Summary
Louisiana offers two theories of standing. Theory #1 goes like this: if it’s possible to obtain mifepristone by mail, then women in Louisiana will order mifepristone by mail from out-of-state providers, which inflicts what Louisiana refers to as a “sovereign injury” because abortion is illegal in Louisiana.
Louisiana’s claim on the merits—the thing that, according to Louisiana, the FDA did wrong—is that the FDA was insufficiently attentive to women’s safety when it jettisoned the in-person dispensing requirement. However, Louisiana does not actually want women to take the extra safety measure of picking up mifepristone from their providers. To the contrary, it wants women not to do this. It bans local hospitals from doing the very thing that, it contends, should be mandatory for safety purposes—in-person dispensing of mifepristone. Women could in principle drive to a state like Illinois to try to obtain mifepristone, but Louisiana is hoping that women will find this too burdensome and will instead carry the pregnancy to term.
Ironically, under the REMS statute, the FDA must periodically evaluate whether the elements of the REMS “assure safe use of the drug” and “are not unduly burdensome on patient access to the drug.” In a normal world, a plaintiff trying to force the FDA to impose a more stringent REMS requirement would be saying things like “the requirement will assure safe use of the drug and won’t be unduly burdensome.” But Louisiana is saying the exact opposite. It’s saying it doesn’t want “safe use of the drug” and is hoping it will be “unduly burdensome” for Louisiana women to drive to a different state to get the drug. Sure, there are lots of women in other states where abortion is legal who will be forced to take safety measures they don’t want or need, but from Louisiana’s perspective, that’s just collateral damage. In the Fifth Circuit, this argument wins.
Consider the situation from the perspective of a woman living in a state where abortion is legal. She wants to obtain mifepristone by mail or at the pharmacy, but, if the Fifth Circuit’s order goes into effect, she can’t. Instead, purportedly for purposes of protecting safety, she has to drive to a further-away building. But she doesn’t want this extra safety measure. Her doctor doesn’t recommend this extra safety measure. Her state—which, Dobbs claims, now gets to decide abortion policy—doesn’t support this extra safety measure. The FDA doesn’t think this extra safety measure is necessary.

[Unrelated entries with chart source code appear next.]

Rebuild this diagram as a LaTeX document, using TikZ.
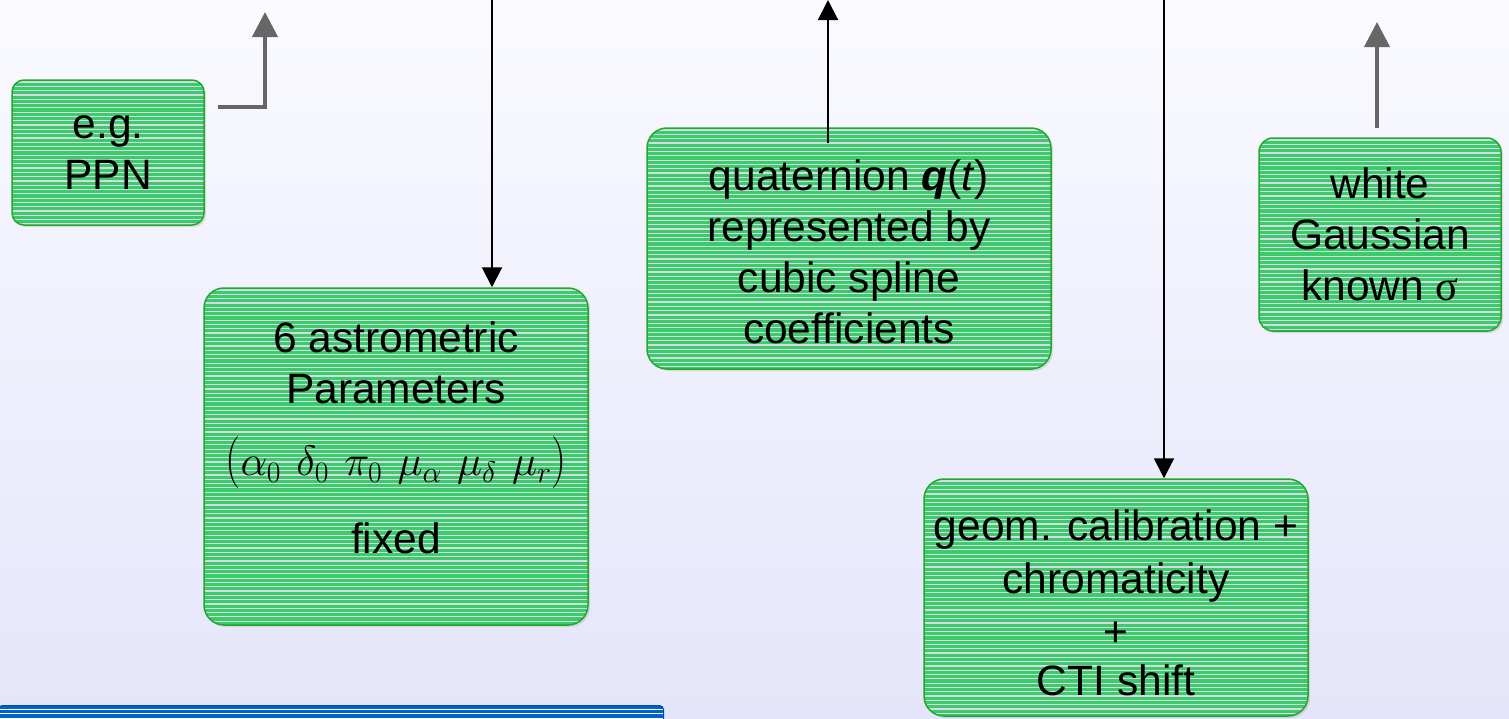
\RequirePackage{fix-cm}
\documentclass[tikz,border=0pt]{standalone}
\usepackage{fontspec}
\usepackage{graphicx}
\setmainfont{Liberation Sans}
\newfontfamily\serifgr{Liberation Serif}
\usetikzlibrary{arrows.meta,shadows}
\definecolor{bgtop}{HTML}{FAFAFF}
\definecolor{bgbot}{HTML}{E4E5FA}
\definecolor{boxgreen}{HTML}{3CCB6B}
\definecolor{boxedge}{HTML}{1FAA2A}
\definecolor{stripecol}{HTML}{D6D8E4}
\definecolor{barblue}{HTML}{0062CC}
\definecolor{arrgray}{HTML}{666666}
\newcommand{\gapm}{\mkern6.5mu}
\newcommand{\tallparen}[1]{\scalebox{1}[1.22]{$#1$}}
\begin{document}
\begin{tikzpicture}[x=1pt,y=-1pt,
  gbox/.style={draw=boxedge, line width=1.5pt, fill=boxgreen, inner sep=0pt,
    path picture={\foreach \k in {0,...,85}{\draw[stripecol, line width=1.2pt] ([yshift={-\k*4.3pt-2pt}]path picture bounding box.north west) -- ++(700pt,0);}},
    drop shadow={shadow xshift=2pt,shadow yshift=-2pt,fill=black!30,opacity=0.4}},
  txt/.style={align=center, inner sep=0pt, font=\fontsize{42.5}{51}\selectfont},
  blk/.style={line width=2pt, -{Triangle[length=20pt,width=20pt]}},
  gry/.style={draw=arrgray, line width=4pt, -{Triangle[length=25pt,width=25pt]}}
]
\useasboundingbox (0,0) rectangle (1509,718);
\shade[top color=bgtop, bottom color=bgbot] (0,0) rectangle (1509,718);

% boxes
\node[gbox, rounded corners=12pt, minimum width=192pt, minimum height=145pt] (ppn) at (108,152.5) {};
\node[txt] (ppnt) at (108,153) {e.g.\\PPN};

\node[gbox, rounded corners=20pt, minimum width=384pt, minimum height=337pt] (astro) at (396,456.5) {};
\node[txt] (astrot) at (396,438)
  {6 astrometric\\Parameters\\[21pt]$\tallparen{(}\alpha_0\gapm\delta_0\gapm\pi_0\gapm\mu_\alpha\gapm\mu_\delta\gapm\mu_r\tallparen{)}$\\[27pt]fixed};

\node[gbox, rounded corners=20pt, minimum width=404pt, minimum height=241pt] (quat) at (849,248.5) {};
\node[txt] (quatt) at (849,252)
  {quaternion \textbf{\textit{q}}(\textit{t})\\represented by\\cubic spline\\coefficients};

\node[gbox, rounded corners=14pt, minimum width=242pt, minimum height=193pt] (white) at (1380,234.5) {};
\node[txt] (whitet) at (1380,234.5) {white\\Gaussian\\known {\serifgr σ}};

\node[gbox, rounded corners=20pt, minimum width=384pt, minimum height=237pt] (geom) at (1116,597.5) {};
\node[txt, font=\fontsize{42.5}{53}\selectfont] (geomt) at (1116,602.5)
  {geom. calibration +\\chromaticity\\+\\[-4pt]CTI shift};

% blue bar at the bottom
\node[draw=barblue!80!black, line width=1pt, fill=barblue, rounded corners=4pt, minimum width=665pt, minimum height=24pt, inner sep=0pt, anchor=north west,
  path picture={\foreach \k in {1,2,3}{\draw[white, line width=1pt] ([yshift={-\k*4.2pt}]path picture bounding box.north west) -- ++(700pt,0);}}] (bar) at (-2,705) {};

% connectors
\coordinate (e0) at (218,107);
\coordinate (e1) at (265,12);
\draw[gry] (e0) -| (e1);

\coordinate (t1) at (492,0);
\draw[blk] (t1) -- (t1 |- astro.north);

\coordinate (q0) at (828,143);
\coordinate (t2) at (828,0);
\draw[blk] (q0) -- (t2);

\coordinate (t3) at (1164,0);
\draw[blk] (t3) -- (t3 |- geom.north);

\coordinate (w0) at (1377,128);
\coordinate (w1) at (1377,22);
\draw[gry] (w0) -- (w1);
\end{tikzpicture}
\end{document}
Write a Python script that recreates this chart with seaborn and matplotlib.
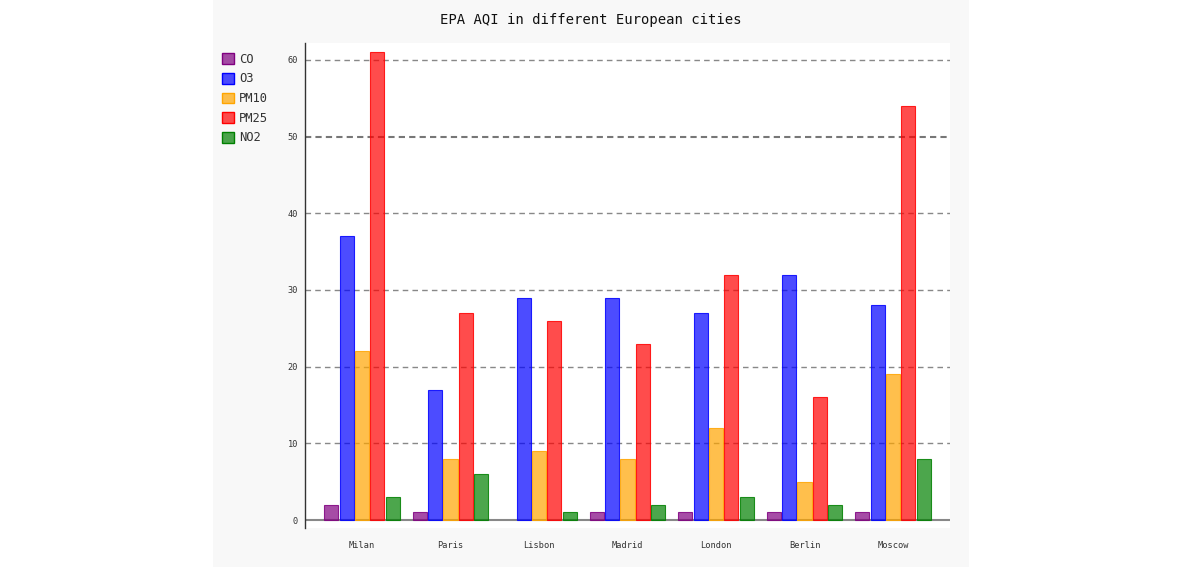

Yet she’s forced to take this extra safety measure, because Louisiana convinced the Fifth Circuit to mandate the safety measure nationwide so that Louisiana’s citizens also don’t take the safety measure.
Article III’s “case or controversy” requirement exists to guard against precisely this sort of vexatious litigation. In FDA v. Alliance for Hippocratic Medicine, a group of pro-life doctors brought a lawsuit seeking to ban all women in America from using mifepristone. Their theory of standing was that if mifepristone were banned, they wouldn’t face the risk of encountering women who had taken mifepristone in the emergency room. The Supreme Court rejected this theory. The Court explained that “FDA has not required the plaintiffs to do anything or to refrain from doing anything.” It observed that “the law has never permitted doctors to challenge the government’s loosening of general public safety requirements simply because more individuals might then show up at emergency rooms or in doctors’ offices with follow-on injuries.” If the plaintiffs’ theory were correct, the Supreme Court explained, absurd consequences would follow: “Police officers,” for example, “could sue to challenge a government decision to legalize certain activities that are associated with increased crime.”
[...]
The standing requirement is not a technicality. It is fundamental to the separation of powers. Justice Scalia’s classic article, “The Doctrine of Standing as an Essential Element of the Separation of Powers”—where he bemoans “the increasingly frequent administrative law cases in which the plaintiff is complaining of an agency’s unlawful failure to impose a requirement or prohibition upon someone else”—expresses the point far better than I ever could. Compressing the point into a couple of sentences: judges are unelected officials with extraordinary power to overturn the will of the political branches. That power is modulated by the requirement that courts must resolve bona fide cases or controversies. Allowing ideologically motivated litigants to use the judiciary to ram through regulations desired by neither the regulator nor the regulated inverts that constitutional design, converting judicial review from a check on governmental power into a mechanism for manufacturing it.